The oldest is 70 or so. One is a retired King County Police Officer.
IDEC volunteers like myself helped operate aid stations at the Chinatown International District Dragon Festival, Bon Odori, White River Buddhist Church, Jamfest, and other events.
The reputation of IDEC was rock solid. We were a part of the community and they relied on us to watch over them.
Donnie earned countless awards that he was always reluctant to accept. He shied away from the limelight. He was humble and wanted no part of the accolades. A true unsung hero.
The Seattle Fire Department respected him as did the Seattle Police. But each time a new rookie police officer was assigned to Chinatown they rejected his presence. Both departments took time to accept IDEC.
Donnie was always there for us. Sometimes he’d deliver food from the Asian Counseling and Referral Service (ACRS) food bank to families, using his own car and gas.

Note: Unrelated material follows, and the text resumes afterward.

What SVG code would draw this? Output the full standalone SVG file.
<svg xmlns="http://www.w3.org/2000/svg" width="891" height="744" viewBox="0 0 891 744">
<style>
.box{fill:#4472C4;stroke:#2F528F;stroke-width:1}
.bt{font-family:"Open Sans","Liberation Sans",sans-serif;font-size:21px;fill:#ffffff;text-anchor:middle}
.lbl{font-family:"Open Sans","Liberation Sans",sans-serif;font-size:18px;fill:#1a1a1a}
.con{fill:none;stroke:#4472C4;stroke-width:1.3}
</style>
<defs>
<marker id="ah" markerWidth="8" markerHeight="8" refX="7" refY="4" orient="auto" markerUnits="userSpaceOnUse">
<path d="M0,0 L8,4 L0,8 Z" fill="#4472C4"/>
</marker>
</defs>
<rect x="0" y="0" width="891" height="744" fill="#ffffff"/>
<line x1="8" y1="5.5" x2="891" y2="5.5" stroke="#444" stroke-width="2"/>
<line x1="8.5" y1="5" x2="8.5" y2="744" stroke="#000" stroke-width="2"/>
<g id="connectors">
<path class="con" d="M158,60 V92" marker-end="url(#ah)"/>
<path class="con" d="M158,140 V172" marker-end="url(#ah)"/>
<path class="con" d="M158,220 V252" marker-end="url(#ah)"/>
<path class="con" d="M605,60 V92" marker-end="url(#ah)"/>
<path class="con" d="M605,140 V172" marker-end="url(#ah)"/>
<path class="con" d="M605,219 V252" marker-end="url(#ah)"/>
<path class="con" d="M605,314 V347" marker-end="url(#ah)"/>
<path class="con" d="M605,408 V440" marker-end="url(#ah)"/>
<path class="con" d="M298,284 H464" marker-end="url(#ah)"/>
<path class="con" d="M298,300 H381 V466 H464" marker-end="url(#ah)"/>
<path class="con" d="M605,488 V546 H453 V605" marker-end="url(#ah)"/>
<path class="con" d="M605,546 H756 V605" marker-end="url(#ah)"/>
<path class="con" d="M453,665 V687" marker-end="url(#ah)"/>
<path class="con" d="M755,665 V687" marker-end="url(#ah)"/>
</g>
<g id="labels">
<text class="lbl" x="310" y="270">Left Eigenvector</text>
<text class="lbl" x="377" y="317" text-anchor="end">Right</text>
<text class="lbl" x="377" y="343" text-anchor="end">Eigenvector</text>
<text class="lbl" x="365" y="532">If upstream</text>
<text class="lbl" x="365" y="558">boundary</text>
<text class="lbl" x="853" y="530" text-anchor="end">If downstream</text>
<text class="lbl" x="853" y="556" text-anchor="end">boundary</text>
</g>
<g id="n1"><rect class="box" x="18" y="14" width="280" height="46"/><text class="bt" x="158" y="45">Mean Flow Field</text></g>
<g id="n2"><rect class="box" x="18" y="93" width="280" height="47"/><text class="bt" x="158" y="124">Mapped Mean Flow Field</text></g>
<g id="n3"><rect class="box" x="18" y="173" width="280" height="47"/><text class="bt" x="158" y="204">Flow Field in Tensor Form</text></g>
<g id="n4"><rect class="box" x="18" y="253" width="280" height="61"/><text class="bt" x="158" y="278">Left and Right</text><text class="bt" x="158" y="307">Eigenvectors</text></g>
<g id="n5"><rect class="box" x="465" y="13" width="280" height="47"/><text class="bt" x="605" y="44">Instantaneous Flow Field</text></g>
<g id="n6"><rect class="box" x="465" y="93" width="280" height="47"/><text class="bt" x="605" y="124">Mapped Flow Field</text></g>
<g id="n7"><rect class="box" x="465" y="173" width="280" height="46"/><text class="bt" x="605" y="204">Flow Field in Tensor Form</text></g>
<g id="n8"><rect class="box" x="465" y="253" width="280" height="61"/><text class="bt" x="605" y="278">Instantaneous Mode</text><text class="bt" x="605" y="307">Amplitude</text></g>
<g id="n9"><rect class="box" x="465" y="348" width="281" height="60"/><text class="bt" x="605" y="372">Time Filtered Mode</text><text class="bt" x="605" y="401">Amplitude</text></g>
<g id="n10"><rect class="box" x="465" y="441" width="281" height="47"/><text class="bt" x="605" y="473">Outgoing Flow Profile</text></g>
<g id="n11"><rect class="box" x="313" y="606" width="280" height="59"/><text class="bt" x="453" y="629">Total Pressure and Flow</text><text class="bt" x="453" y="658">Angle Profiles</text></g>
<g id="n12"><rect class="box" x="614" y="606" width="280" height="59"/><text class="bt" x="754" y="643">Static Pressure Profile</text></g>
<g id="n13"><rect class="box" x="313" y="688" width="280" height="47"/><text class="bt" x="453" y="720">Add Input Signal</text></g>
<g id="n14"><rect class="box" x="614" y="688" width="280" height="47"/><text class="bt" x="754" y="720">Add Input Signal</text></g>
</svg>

I’d help him drag boxes out of his trunk and into their homes, where they were grateful.
I work at ACRS. The first thing Donnie did was give me a run bag, full of first aid supplies for my job as facilities assistant. He donated bag masks to use during CPR.
When the ramp broke at the ACRS Food Bank, I called Donnie and borrowed a power saw and nails. The ramp was ready to break under the weight of rice bags stacked on racks. Donnie’s nails are holding up that ramp at this very moment. I could always count on my best and oldest friend. In this case, he was there for the Asian community. Like he has been time and time again since 1968.

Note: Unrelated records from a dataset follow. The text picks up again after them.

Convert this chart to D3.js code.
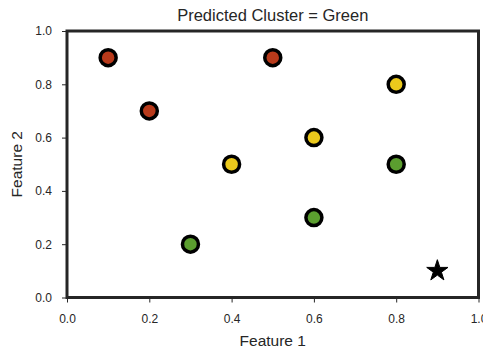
<!DOCTYPE html>
<html>
<head>
<meta charset="utf-8">
<script src="https://cdn.jsdelivr.net/npm/d3@7"></script>
<style>
  body { margin: 0; background: #fff; }
  svg { display: block; font-family: "Liberation Sans", Arial, sans-serif; }
</style>
</head>
<body>
<script>
// points, grouped by colour
const redX = [0.1, 0.2, 0.5]
const redY = [0.9, 0.7, 0.9]
const yellowX = [0.8, 0.6, 0.4]
const yellowY = [0.8, 0.6, 0.5]
const greenX = [0.8, 0.6, 0.3]
const greenY = [0.5, 0.3, 0.2]
const starX = [0.9]
const starY = [0.1]
const ticks = [0, 0.2, 0.4, 0.6, 0.8, 1.0]

const width = 483
const height = 349
const margin = { top: 31, right: 5, bottom: 52, left: 67 }
const ink = '#262626'

const svg = d3.select('body').append('svg')
  .attr('width', width)
  .attr('height', height)

const x = d3.scaleLinear().domain([0, 1]).range([margin.left, width - margin.right + 0.5])
const y = d3.scaleLinear().domain([0, 1]).range([height - margin.bottom + 0.5, margin.top])

const xAxis = svg.append('g')
  .attr('transform', `translate(0,${y(0)})`)
  .call(d3.axisBottom(x).tickValues(ticks).tickFormat(d3.format('.1f')).tickSizeOuter(0).tickSize(5).tickPadding(12))
const yAxis = svg.append('g')
  .attr('transform', `translate(${x(0)},0)`)
  .call(d3.axisLeft(y).tickValues(ticks).tickFormat(d3.format('.1f')).tickSizeOuter(0).tickSize(5).tickPadding(10))

;[xAxis, yAxis].forEach(a => {
  a.select('.domain').remove()
  a.selectAll('.tick line').attr('stroke', ink).attr('stroke-width', 1)
  a.selectAll('.tick text').attr('fill', ink).style('font-size', '12px')
})

// frame
svg.append('rect')
  .attr('x', x(0))
  .attr('y', y(1))
  .attr('width', x(1) - x(0))
  .attr('height', y(0) - y(1))
  .attr('fill', 'none')
  .attr('stroke', ink)
  .attr('stroke-width', 3)

const drawGroup = (xs, ys, color) => {
  svg.append('g').selectAll('circle')
    .data(xs.map((d, i) => [d, ys[i]]))
    .join('circle')
    .attr('cx', d => x(d[0]))
    .attr('cy', d => y(d[1]))
    .attr('r', 8)
    .attr('fill', color)
    .attr('stroke', '#000')
    .attr('stroke-width', 3.5)
}

drawGroup(redX, redY, '#b83a1b')
drawGroup(yellowX, yellowY, '#ebc91c')
drawGroup(greenX, greenY, '#5b9e2f')

svg.append('g').selectAll('path')
  .data(starX.map((d, i) => [d, starY[i]]))
  .join('path')
  .attr('transform', d => `translate(${x(d[0])},${y(d[1])})`)
  .attr('d', d3.symbol(d3.symbolStar, 140))
  .attr('fill', '#000')
  .attr('stroke', '#000')
  .attr('stroke-width', 1)
  .attr('stroke-linejoin', 'round')

svg.append('text')
  .attr('x', (x(0) + x(1)) / 2)
  .attr('y', 21)
  .attr('text-anchor', 'middle')
  .attr('fill', ink)
  .style('font-size', '16.5px')
  .text('Predicted Cluster = Green')

svg.append('text')
  .attr('x', (x(0) + x(1)) / 2)
  .attr('y', 346)
  .attr('text-anchor', 'middle')
  .attr('fill', ink)
  .style('font-size', '15.5px')
  .text('Feature 1')

svg.append('text')
  .attr('transform', `translate(22,${(y(0) + y(1)) / 2}) rotate(-90)`)
  .attr('text-anchor', 'middle')
  .attr('fill', ink)
  .style('font-size', '15.5px')
  .text('Feature 2')
</script>
</body>
</html>
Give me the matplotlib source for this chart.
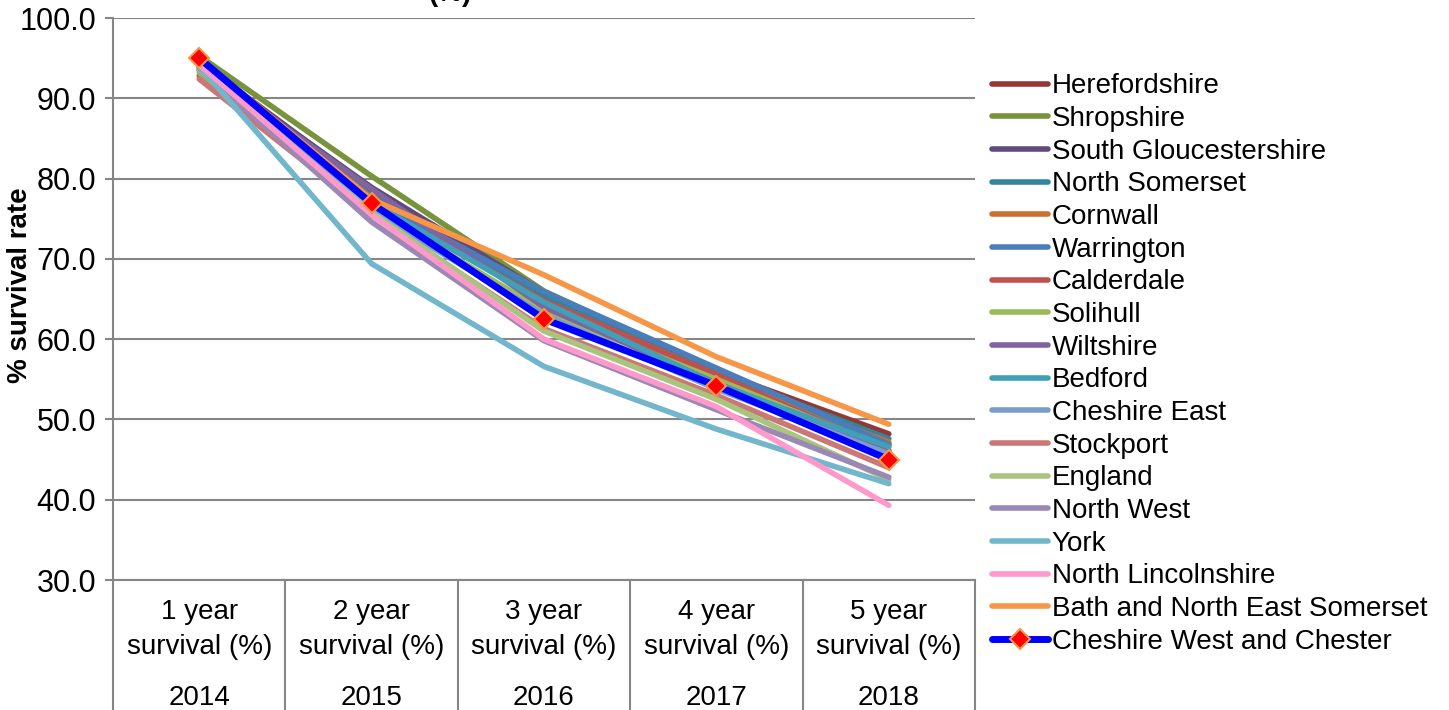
import matplotlib.pyplot as plt
import matplotlib.transforms as mtransforms

plt.rcParams['font.family'] = ['Liberation Sans', 'DejaVu Sans']

# categories (two-level axis)
measures = ['1 year\nsurvival (%)', '2 year\nsurvival (%)', '3 year\nsurvival (%)',
            '4 year\nsurvival (%)', '5 year\nsurvival (%)']
years = ['2014', '2015', '2016', '2017', '2018']

areas = ['Herefordshire', 'Shropshire', 'South Gloucestershire', 'North Somerset',
         'Cornwall', 'Warrington', 'Calderdale', 'Solihull', 'Wiltshire', 'Bedford',
         'Cheshire East', 'Stockport', 'England', 'North West', 'York',
         'North Lincolnshire', 'Bath and North East Somerset',
         'Cheshire West and Chester']

herefordshire = [94.6, 78.6, 65.0, 56.0, 48.2]
shropshire = [95.3, 80.3, 66.0, 56.0, 47.0]
south_glos = [94.2, 78.9, 65.8, 55.6, 46.8]
north_somerset = [94.0, 77.8, 65.2, 55.8, 47.6]
cornwall = [94.4, 77.6, 64.5, 55.2, 47.2]
warrington = [93.8, 77.5, 65.9, 56.4, 46.9]
calderdale = [92.8, 76.8, 64.8, 55.6, 46.0]
solihull = [93.2, 76.4, 63.5, 55.0, 46.2]
wiltshire = [94.0, 78.7, 64.0, 54.5, 46.1]
bedford = [93.5, 77.0, 64.6, 54.4, 46.6]
cheshire_east = [93.5, 76.0, 63.0, 53.8, 45.7]
stockport = [92.4, 75.5, 61.3, 53.0, 44.0]
england = [93.6, 75.8, 61.0, 52.5, 42.5]
north_west = [93.8, 74.6, 59.8, 51.2, 42.8]
york = [94.0, 69.4, 56.6, 48.8, 42.0]
north_lincs = [94.2, 75.5, 60.0, 51.6, 39.3]
bath = [95.0, 77.4, 68.0, 57.8, 49.4]
cheshire_west = [95.0, 76.9, 62.5, 54.2, 45.0]

series = [herefordshire, shropshire, south_glos, north_somerset, cornwall,
          warrington, calderdale, solihull, wiltshire, bedford, cheshire_east,
          stockport, england, north_west, york, north_lincs, bath, cheshire_west]

colors = ['#953735', '#77933C', '#604A7B', '#31859C', '#CC7030', '#4A7EBB',
          '#C0504D', '#9BBB59', '#8064A2', '#40A0B8', '#7B9BCB', '#CB7774',
          '#A9C47F', '#9A88B5', '#72B6CC', '#FF99CC', '#F79646', '#0000FF']

fig = plt.figure(figsize=(14.49, 7.10), dpi=100)
ax = fig.add_axes([113 / 1449, 1 - 580 / 710, 862 / 1449, 562 / 710])

x = list(range(len(years)))
for name, vals, col in zip(areas, series, colors):
    if name == 'Cheshire West and Chester':
        ax.plot(x, vals, color=col, lw=5, marker='D', markersize=10,
                markerfacecolor='#FF0000', markeredgecolor='#F79646',
                markeredgewidth=1.5, label=name, zorder=5, solid_capstyle='round')
    else:
        ax.plot(x, vals, color=col, lw=4, label=name, solid_capstyle='round')

ax.set_xlim(-0.5, 4.5)
ax.set_ylim(30, 100)
ax.set_yticks([30, 40, 50, 60, 70, 80, 90, 100])
ax.set_yticklabels([f'{v:.1f}' for v in [30, 40, 50, 60, 70, 80, 90, 100]])
ax.tick_params(axis='y', labelsize=22, length=6, width=1.5, color='#868686', pad=6)
ax.tick_params(axis='x', bottom=False, labelbottom=False)
ax.yaxis.grid(True, color='#868686', lw=1.5)
ax.set_axisbelow(True)
for s in ['top', 'right']:
    ax.spines[s].set_visible(False)
for s in ['left', 'bottom']:
    ax.spines[s].set_color('#868686')
    ax.spines[s].set_linewidth(1.5)

ax.set_ylabel('% survival rate', fontsize=20, fontweight='bold')
ax.yaxis.set_label_coords(-80 / 862, 0.525)

# two-level category axis below the plot
trans = mtransforms.blended_transform_factory(ax.transData, ax.transAxes)
depth = -130 / 562
for b in [-0.5, 0.5, 1.5, 2.5, 3.5, 4.5]:
    ax.plot([b, b], [0, depth], color='#868686', lw=1.5, transform=trans,
            clip_on=False)
for i, (m, yr) in enumerate(zip(measures, years)):
    ax.text(i, -49.5 / 562, m, transform=trans, ha='center', va='center',
            fontsize=20, linespacing=1.45)
    ax.text(i, -118 / 562, yr, transform=trans, ha='center', va='center',
            fontsize=20)

fig.text(450 / 1449, 1 - 7 / 710, '(%)', ha='center', va='bottom',
         fontsize=20, fontweight='bold')

ax.legend(loc='center left', bbox_to_anchor=(992 / 1449, 1 - 364 / 710),
          bbox_transform=fig.transFigure, frameon=False, fontsize=20,
          handlelength=2.0, handletextpad=0.15, labelspacing=0.24,
          borderpad=0, borderaxespad=0)

fig.savefig('out.png', dpi=100)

Thursday, July 23, I turned on the television news around 5:30 a.m. The report said there was a shooting in Chinatown at 3:00 a.m. The victim had life threatening injuries.
Then I saw the red Chevy HHR crashed into a building.
I knew it was Donnie.
My phone lit up. The text was from longtime IDEC member Kay Chinn: “I heard Donnie had been shot. I heard he did not make it.”
I refused to believe.
Stunned but not accepting the news, I called Donnie’s cellphone. I desparately wanted to hear the voice I had called on the phone since 1968. The voice who had survived thousands of encounters on the street.

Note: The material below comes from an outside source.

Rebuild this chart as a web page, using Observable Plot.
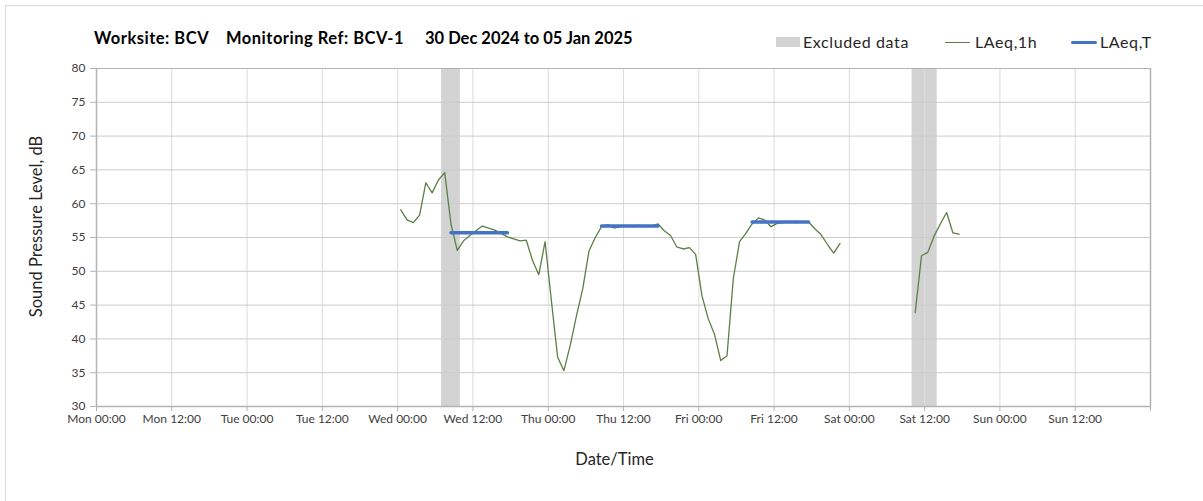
<!DOCTYPE html>
<html><head><meta charset="utf-8">
<script src="https://cdn.jsdelivr.net/npm/d3@7"></script>
<script src="https://cdn.jsdelivr.net/npm/@observablehq/plot@0.6"></script>
<style>
html,body{margin:0;padding:0;background:#fff;overflow:hidden;}
#wrap{position:relative;width:1203px;height:501px;font-family:Lato,"Open Sans",sans-serif;}
#frame{position:absolute;left:5px;top:5px;width:1400px;height:700px;border:1px solid #d9d9d9;box-sizing:border-box;}
#chart{position:absolute;left:0;top:0;}
.t{position:absolute;top:28px;font-weight:bold;font-size:16.5px;line-height:20px;color:#000;white-space:nowrap;letter-spacing:0.5px;}
.lg{position:absolute;top:32px;font-size:16px;line-height:20px;color:#262626;white-space:nowrap;letter-spacing:0.6px;}
.sw{position:absolute;}
</style></head>
<body>
<div id="wrap">
  <div id="frame"></div>
  <div id="chart"></div>
  <div class="t" style="left:94px">Worksite: BCV</div>
  <div class="t" style="left:226px">Monitoring Ref: BCV-1</div>
  <div class="t" style="left:425px;letter-spacing:0">30 Dec 2024 to 05 Jan 2025</div>
  <div class="sw" style="left:776px;top:37px;width:24px;height:10px;background:#d3d3d3"></div>
  <div class="lg" style="left:803px">Excluded data</div>
  <div class="sw" style="left:945px;top:41.5px;width:25px;height:1.3px;background:#5b7f45"></div>
  <div class="lg" style="left:975px">LAeq,1h</div>
  <div class="sw" style="left:1071px;top:40.5px;width:26px;height:3.5px;background:#4472c4;border-radius:2px"></div>
  <div class="lg" style="left:1100px">LAeq,T</div>
</div>
<script>
// x positions are hours from Mon 30 Dec 2024 00:00
const xTickHours = [0,12,24,36,48,60,72,84,96,108,120,132,144,156,168];
const xTickLabels = ["Mon 00:00","Mon 12:00","Tue 00:00","Tue 12:00","Wed 00:00","Wed 12:00","Thu 00:00","Thu 12:00","Fri 00:00","Fri 12:00","Sat 00:00","Sat 12:00","Sun 00:00","Sun 12:00",""];
const yTicks = [30,35,40,45,50,55,60,65,70,75,80];

// LAeq,1h, hourly values (plotted at mid-hour)
const seg1Start = 48.5;
const seg1Values = [59.1,57.6,57.2,58.3,63.1,61.6,63.5,64.6,57.0,53.1,
  54.5,55.3,56.0,56.7,56.4,56.1,55.6,55.1,54.8,54.5,
  54.6,51.6,49.5,54.4,45.7,37.3,35.3,39.0,43.4,47.4,
  53.0,55.0,56.6,56.9,56.4,56.6,56.7,56.6,56.8,56.6,
  56.7,57.0,56.0,55.3,53.6,53.3,53.5,52.5,46.4,43.0,
  40.7,36.8,37.5,48.9,54.4,55.6,57.0,57.9,57.6,56.6,
  57.1,57.2,57.3,57.2,57.3,57.3,56.3,55.4,54.0,52.7,54.1];
const seg2Start = 130.5;
const seg2Values = [43.9,52.3,52.8,55.2,57.0,58.7,55.7,55.5];

// LAeq,T periods
const laeqTStart = [56.5, 80.5, 104.5];
const laeqTEnd = [65.5, 89.5, 113.5];
const laeqTValue = [55.7, 56.7, 57.3];

// Excluded data periods
const exclStart = [55, 130];
const exclEnd = [58, 134];

const hourly = [
  ...seg1Values.map((v,i)=>({hour:seg1Start+i, value:v, seg:1})),
  ...seg2Values.map((v,i)=>({hour:seg2Start+i, value:v, seg:2}))
];
const laeqT = laeqTValue.map((v,i)=>({start:laeqTStart[i], end:laeqTEnd[i], value:v}));
const excluded = exclStart.map((s,i)=>({start:s, end:exclEnd[i]}));

const plot = Plot.plot({
  width:1203, height:501,
  marginLeft:96, marginRight:53, marginTop:68, marginBottom:95,
  x:{domain:[0,168]},
  y:{domain:[30,80]},
  style:{fontFamily:"Lato, 'Open Sans', sans-serif", fontSize:"12px", color:"#404040", background:"transparent"},
  marks:[
    Plot.rect(excluded, {x1:"start", x2:"end", y1:()=>30, y2:()=>80, fill:"#d3d3d3"}),
    Plot.gridX(xTickHours, {stroke:"#dcdcdc", strokeOpacity:1}),
    Plot.gridY(yTicks, {stroke:"#cccccc", strokeOpacity:1}),
    Plot.ruleY([80], {stroke:"#b3b3b3"}),
    Plot.ruleX([168], {stroke:"#b3b3b3", strokeWidth:1.5}),
    Plot.ruleX([0], {stroke:"#b3b3b3", strokeWidth:1.5}),
    Plot.ruleY([30], {stroke:"#b3b3b3", strokeWidth:1.5}),
    Plot.axisY(yTicks, {tickSize:6, tickPadding:5, stroke:"#b3b3b3", fill:"#404040", label:null}),
    Plot.axisX(xTickHours, {tickSize:5, tickPadding:3, stroke:"#b3b3b3", fill:"#404040", label:null,
      tickFormat:d=>xTickLabels[xTickHours.indexOf(d)]}),
    Plot.text(["Sound Pressure Level, dB"], {frameAnchor:"left", textAnchor:"middle", dx:-60, dy:-11, rotate:-90, fontSize:16.5, fill:"#262626"}),
    Plot.text(["Date/Time"], {frameAnchor:"bottom", textAnchor:"middle", dy:58, dx:-9, fontSize:16.5, fill:"#262626"}),
    Plot.line(hourly, {x:"hour", y:"value", z:"seg", stroke:"#5b7f45", strokeWidth:1.3}),
    Plot.link(laeqT, {x1:"start", x2:"end", y1:"value", y2:"value", stroke:"#4472c4", strokeWidth:3.5, strokeLinecap:"round"})
  ]
});
document.getElementById("chart").appendChild(plot);
</script>
</body></html>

Later that morning I received the email. “Important Please Read.” It was from Dicky Mar, IDEC Board president.
He confirmed Donnie had been shot and did not make it. I was with some co-workers who had been around long enough to know Donnie. I immediately began to cry.
Each day since, I’ve shed some tears. There was a grief counseling session for IDEC members.
At his vigil, I wrote the speech of my lifetime to honor my friend.
His radio call sign at IDEC was Dragon One.
Since his death, I truly believe he has channeled me to say something. I think he was there when I made my speech.
True story. After the vigil, I saw a flash of khaki color passing behind me. I turned to look, fully expecting to see him.
Others have said they felt his presence. Donnie’s spirit will always be with us.
Donnie was a brother to most of us, a second father to young people, a hero to the community, especially seniors, and a thorn in the side of evil.
I still don’t believe Donnie is gone. He’ll always be among us, if only in spirit.
Donnie my brother, stop by Canton Alley. We’ll grill up some hotdogs and we’ll talk about old times.